The pride of Sledge, Mississippi, was the son of a sharecropper who initially turned to sports as a way to a better life.

He was a pitcher and outfielder in the Negro American League with the Memphis Red Sox and in the Pioneer League in Montana.

After playing minor league baseball, he ended up in Helena, Montana, where he worked in a zinc smelting plant by day and played country music in nightclubs at night.

Baseball was Pride’s first success, but it was the Grand Ole Opry that his father insisted everyone listen to on their home radio that would prove to be his lasting legacy.

“Everything we listened to was what he had tuned it to, so I got to listening to Grand Ole Opry and all when I was small and I got hooked on it and it just went from there,” Pride told The Associated Press at the Grand Ole Opry in Nashville in 2017. “I had no idea that I was preparing myself for this, but I’m glad, especially since I didn’t make it in baseball.”

After a tryout with the New York Mets, Pride visited Nashville and broke into country music when Chet Atkins, head of RCA Records, heard two of his demo tapes and signed him.

His first few singles were sent to radio stations without a publicity photo.
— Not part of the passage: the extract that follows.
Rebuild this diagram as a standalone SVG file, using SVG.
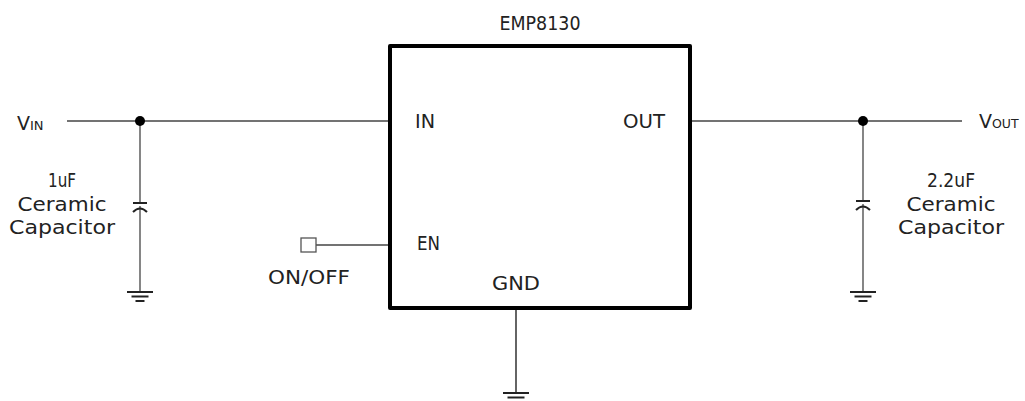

After his race became known, a few country radio stations refused to play his music, and some promoters were hesitant to book him.

Until the early 1990s, when Cleve Francis came along, Pride was the only Black country singer signed to a major label. During his career, other Black country artists such as Linda Martell, O.B. McClinton and Stoney Edwards were also charting country songs, as well as Ray Charles and the Pointer Sisters. In 1993, he joined the Grand Ole Opry cast in Nashville.

“They used to ask me how it feels to be the ‘first colored country singer,‘ ” he told The Dallas Morning News in 1992. “Then it was ‘first Negro country singer;’ then ‘first Black country singer.’ Now I’m the `first African-American country singer.′ That’s about the only thing that’s changed. This country is so race-conscious, so ate-up with colors and pigments. I call it ‘skin hangups’ — it’s a disease.”

Still, he remains the only Black country artist to achieve many of those heights, a sign that country music still has a long way to go to breaking down the racial walls, even decades later.

Throughout his career, he sang positive songs instead of sad ones often associated with country music.